One such aspect is the sustainability of fish stocks. Australia's major fisheries target prized species such as lobsters, prawns, abalone and tuna, which despite modest production tonnage in world terms, are subject to high fishing pressure. Overfishing occurs when the fishing pressure is too heavy to allow the fish population to replenish itself, or when too many small fish are taken, and therefore too few grow to a size that provides the largest yield from that fishery. Overfished species are those for which the current stock is below a reference point set by scientists and managers.
In 2005, for fish stocks managed by the Australian Government, 24 of the 83 principal species that are classified were overfished or subject to overfishing. This compares with 3 species in 1996. In contrast, some progress has been made in reducing overfishing for some species. In the Northern Prawn Fishery, stocks of Grooved and Brown tiger prawns have recovered in recent years to the extent that these species are no longer classified as overfished (see Endnote 18).

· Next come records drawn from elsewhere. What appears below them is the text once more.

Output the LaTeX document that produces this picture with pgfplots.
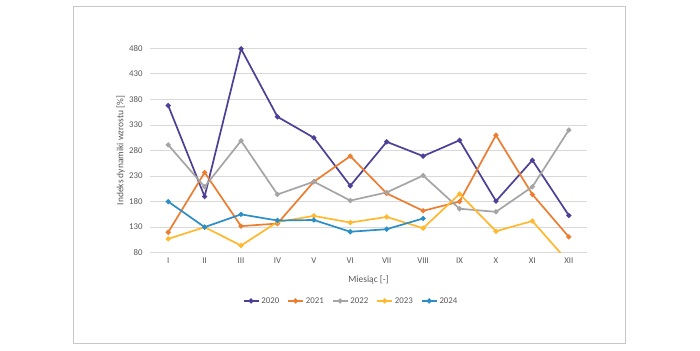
\documentclass[border=0pt]{standalone}
\usepackage{fontspec}
\setmainfont{Carlito}
\usepackage{pgfplots}
\pgfplotsset{compat=1.18}
\definecolor{c2020}{HTML}{4E3F97}
\definecolor{c2021}{HTML}{ED7D31}
\definecolor{c2022}{HTML}{A5A5A5}
\definecolor{c2023}{HTML}{FFB92E}
\definecolor{c2024}{HTML}{2B8FC6}
\definecolor{gridc}{HTML}{D9D9D9}
\definecolor{txt}{HTML}{595959}
\begin{document}
\begin{tikzpicture}[x=1bp,y=1bp]
\useasboundingbox (0,0) rectangle (700,350);
\fill[white] (0,0) rectangle (700,350);
\draw[color=gridc!80!gray, line width=0.8bp] (73.3,6.5) rectangle (625.7,343.5);
\begin{axis}[
  at={(150bp,97.3bp)}, anchor=south west,
  scale only axis, width=437bp, height=204.4bp,
  xmin=-0.5, xmax=11.5, ymin=80, ymax=480,
  xtick={0,...,11},
  xticklabels={I,II,III,IV,V,VI,VII,VIII,IX,X,XI,XII},
  ytick={80,130,...,480},
  ymajorgrids, grid style={gridc, line width=0.75bp},
  axis x line*=bottom, axis y line*=left,
  x axis line style={draw=gridc, line width=0.75bp, -},
  y axis line style={draw=none},
  major tick length=0pt,
  tick label style={font=\fontsize{8.8bp}{10bp}\selectfont, text=txt},
  /pgf/number format/assume math mode=true,
  yticklabel style={anchor=east, xshift=-4bp},
  xticklabel style={anchor=center, yshift=-8bp},
  every axis y label/.style={at={(axis description cs:-0.067,0.5)}, rotate=90, anchor=center, font=\fontsize{9.5bp}{11bp}\selectfont, text=txt},
  every axis x label/.style={at={(axis description cs:0.5,-0.1336)}, anchor=center, font=\fontsize{9.5bp}{11bp}\selectfont, text=txt},
  ylabel={Indeks dynamiki wzrostu [\%]},
  xlabel={Miesiąc [-]},
  legend columns=5,
  legend style={at={(0.46,-0.236)}, anchor=center, draw=none, fill=none,
    font=\fontsize{8.8bp}{10bp}\selectfont, text=txt,
    /tikz/every even column/.append style={column sep=6bp}},
  legend image code/.code={\draw[#1, mark repeat=2, mark phase=2] plot coordinates {(0bp,0bp) (7.5bp,0bp) (15bp,0bp)};},
  every axis plot/.append style={line width=1.7bp, mark=*, mark size=1.6bp},
]
\addplot[c2020, mark options={fill=c2020}] coordinates {(0,368) (1,190) (2,479) (3,346) (4,305) (5,211) (6,297) (7,269) (8,300) (9,181) (10,261) (11,153)};
\addlegendentry{2020}
\addplot[c2021, mark options={fill=c2021}] coordinates {(0,120) (1,237) (2,132) (3,137) (4,219) (5,269) (6,196) (7,162) (8,180) (9,310) (10,194) (11,111)};
\addlegendentry{2021}
\addplot[c2022, mark options={fill=c2022}] coordinates {(0,291) (1,209) (2,299) (3,194) (4,219) (5,182) (6,198) (7,231) (8,166) (9,160) (10,209) (11,320)};
\addlegendentry{2022}
\addplot[c2023, mark options={fill=c2023}] coordinates {(0,107) (1,130) (2,94) (3,140) (4,152) (5,139) (6,150) (7,128) (8,195) (9,122) (10,142) (11,61)};
\addlegendentry{2023}
\addplot[c2024, mark options={fill=c2024}] coordinates {(0,180) (1,130) (2,155) (3,143) (4,144) (5,121) (6,126) (7,147)};
\addlegendentry{2024}
\end{axis}
\end{tikzpicture}
\end{document}
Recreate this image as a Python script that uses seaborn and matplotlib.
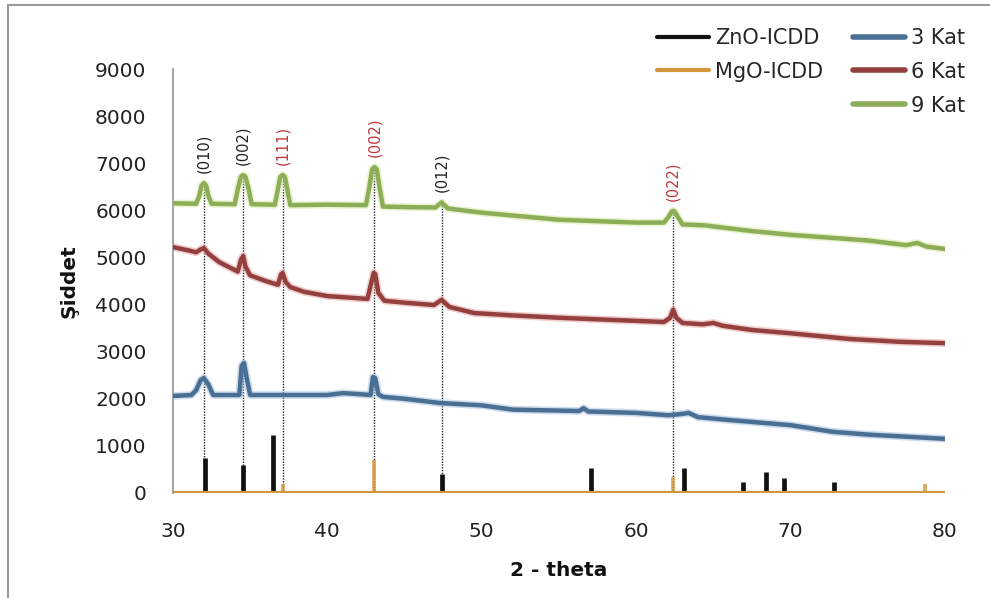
import numpy as np
import pandas as pd
import matplotlib
matplotlib.use("Agg")
import matplotlib.pyplot as plt
import matplotlib.patheffects as pe
from matplotlib.lines import Line2D
import seaborn as sns

# ---- XRD patterns (2-theta, intensity) ----
kat3_x = [30, 31.2, 31.5, 31.8, 32.0, 32.3, 32.6, 34.3, 34.45, 34.6, 34.8, 35.0, 38, 40,
          41.0, 42.0, 42.8, 42.95, 43.1, 43.3, 43.6, 45, 47.3, 50, 52, 56.3, 56.6, 56.9,
          60, 62.1, 63.0, 63.4, 64.0, 66, 70, 72.7, 75, 80]
kat3_y = [2060, 2080, 2180, 2400, 2440, 2300, 2080, 2080, 2700, 2760, 2400, 2080, 2080, 2080,
          2120, 2100, 2080, 2460, 2440, 2100, 2040, 2000, 1910, 1860, 1770, 1740, 1800, 1730,
          1700, 1650, 1680, 1700, 1610, 1550, 1440, 1300, 1240, 1150]

kat6_x = [30, 31.0, 31.5, 31.8, 32.0, 32.3, 33.0, 34.2, 34.4, 34.55, 34.7, 35.0, 36.0, 36.8,
          37.0, 37.1, 37.3, 37.6, 38.5, 40, 42.6, 42.8, 43.0, 43.1, 43.3, 43.7, 45, 46.9,
          47.4, 47.9, 49.5, 52, 55, 58, 61.8, 62.2, 62.4, 62.6, 63.0, 64.3, 65.0, 65.6,
          67.5, 70, 73.8, 77, 80]
kat6_y = [5220, 5150, 5110, 5170, 5200, 5080, 4900, 4700, 4950, 5030, 4800, 4620, 4500, 4420,
          4640, 4670, 4480, 4370, 4270, 4180, 4120, 4400, 4670, 4650, 4250, 4080, 4040, 3990,
          4100, 3950, 3820, 3770, 3720, 3680, 3630, 3720, 3890, 3720, 3610, 3580, 3610, 3550,
          3460, 3390, 3270, 3210, 3180]

kat9_x = [30, 31.5, 31.7, 31.85, 32.0, 32.15, 32.3, 32.5, 34.0, 34.2, 34.4, 34.55, 34.7,
          34.9, 35.1, 36.6, 36.8, 36.95, 37.1, 37.25, 37.4, 37.6, 40, 42.5, 42.7, 42.9, 43.05,
          43.2, 43.4, 43.6, 45, 47.0, 47.4, 47.8, 50, 55, 60, 61.8, 62.1, 62.3, 62.4, 62.5,
          62.7, 63.0, 64.5, 65.2, 67.5, 70, 72.5, 75, 77.5, 78.2, 78.8, 80]
kat9_y = [6150, 6140, 6300, 6520, 6580, 6520, 6300, 6140, 6130, 6450, 6710, 6750, 6710,
          6450, 6130, 6120, 6450, 6710, 6750, 6710, 6450, 6110, 6120, 6110, 6450, 6870, 6920,
          6870, 6450, 6080, 6070, 6060, 6170, 6040, 5950, 5800, 5740, 5740, 5860, 5970, 5990,
          5970, 5860, 5700, 5680, 5650, 5560, 5480, 5420, 5360, 5260, 5310, 5230, 5180]

# ---- reference patterns (ICDD stick positions / intensities) ----
zno_pos = [32.05, 34.55, 36.5, 47.4, 57.1, 63.1, 66.9, 68.4, 69.6, 72.8]
zno_int = [740, 600, 1230, 400, 530, 530, 230, 450, 320, 230]
mgo_pos = [37.1, 43.0, 62.4, 78.7]
mgo_int = [190, 700, 340, 190]

# ---- indexed reflections ----
hkl_pos = [32.0, 34.55, 37.1, 43.05, 47.4, 62.4]
hkl_txt = ["(010)", "(002)", "(111)", "(002)", "(012)", "(022)"]
hkl_phase = ["ZnO", "ZnO", "MgO", "MgO", "ZnO", "MgO"]

series_names = ["3 Kat", "6 Kat", "9 Kat"]
series_colors = ["#4a6f95", "#93403f", "#8cae58"]
series_glow = ["#9db8d6", "#e3a0a0", "#d4e8a0"]
zno_color = "#111111"
mgo_color = "#d4963c"
phase_txt_color = {"ZnO": "#222222", "MgO": "#c0393b"}

sns.set_theme(style="white")
plt.rcParams["font.family"] = ["DejaVu Sans"]

fig = plt.figure(figsize=(9.9, 5.98), dpi=100)
ax = fig.add_axes([0.1747, 0.1756, 0.7798, 0.709])

# reference sticks
ax.vlines(zno_pos, 0, zno_int, color=zno_color, lw=3.4, zorder=3)
ax.vlines(mgo_pos, 0, mgo_int, color=mgo_color, lw=2.6, alpha=0.85, zorder=3)
ax.plot([30, 80], [0, 0], color=mgo_color, lw=3, zorder=4, solid_capstyle="butt")

# measured patterns
frames = [
    pd.DataFrame({"theta": kat3_x, "I": kat3_y}),
    pd.DataFrame({"theta": kat6_x, "I": kat6_y}),
    pd.DataFrame({"theta": kat9_x, "I": kat9_y}),
]
for df, col, glow in zip(frames, series_colors, series_glow):
    sns.lineplot(data=df, x="theta", y="I", color=col, lw=3.2, sort=False,
                 estimator=None, ax=ax, legend=False, zorder=5,
                 path_effects=[pe.Stroke(linewidth=5.5, foreground=glow, alpha=0.5),
                               pe.Normal()])

# dotted guide lines and hkl labels above the 9 Kat peaks
peak_top = np.interp(hkl_pos, kat9_x, kat9_y)
for xp, top, txt, ph in zip(hkl_pos, peak_top, hkl_txt, hkl_phase):
    ax.plot([xp, xp], [0, top], color="#222222", lw=1.0, ls=(0, (1, 1)), zorder=2)
    ax.text(xp, top + 210, txt, rotation=90, ha="center", va="bottom",
            fontsize=10.5, color=phase_txt_color[ph])

ax.set_xlim(30, 80)
ax.set_ylim(0, 9000)
ax.set_xticks(np.arange(30, 81, 10))
ax.set_yticks(np.arange(0, 9001, 1000))
ax.tick_params(axis="both", length=0, labelsize=14.5, colors="#222222")
ax.tick_params(axis="y", pad=19)
ax.tick_params(axis="x", pad=21)
for s in ["top", "right", "bottom"]:
    ax.spines[s].set_visible(False)
ax.spines["left"].set_color("#a6a6a6")
ax.spines["left"].set_linewidth(1.5)
ax.grid(False)

ax.set_xlabel("2 - theta", fontsize=14.5, fontweight="bold", labelpad=14, color="#111111")
ax.set_ylabel("Şiddet", fontsize=14.5, fontweight="bold", labelpad=12, color="#111111")

# legend: references in the first column, samples in the second
handles = [Line2D([], [], color=zno_color, lw=3),
           Line2D([], [], color=mgo_color, lw=3),
           Line2D([], [], color="none", lw=0)]
labels = ["ZnO-ICDD", "MgO-ICDD", ""]
for name, col in zip(series_names, series_colors):
    handles.append(Line2D([], [], color=col, lw=4))
    labels.append(name)
fig.legend(handles, labels, ncol=2, loc="upper left",
           bbox_to_anchor=(657 / 990, 1 - 28 / 598), frameon=False,
           fontsize=15, handlelength=2.5, handletextpad=0.3,
           columnspacing=1.4, labelspacing=0.66, borderpad=0, borderaxespad=0)

# chart-area border
fig.add_artist(Line2D([8 / 990, 8 / 990], [0, 1 - 5 / 598], transform=fig.transFigure,
                      color="#9a9a9a", lw=1.5))
fig.add_artist(Line2D([8 / 990, 1], [1 - 5 / 598, 1 - 5 / 598], transform=fig.transFigure,
                      color="#9a9a9a", lw=1.5))

fig.savefig("out.png", dpi=100, facecolor="white")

Measuring the condition of estuaries not only reports on the state of our oceans; it sheds light on how land use around the water that flows into the estuary is affecting the sea. The Estuarine Condition Index, developed by the National Land and Water Resources Audit (NLWRA), provides a snap shot of estuary health. While there is no recent data for this measure, it has been reported in MAP: Summary Indicators 2006 (cat. no. 1383.0.55.001).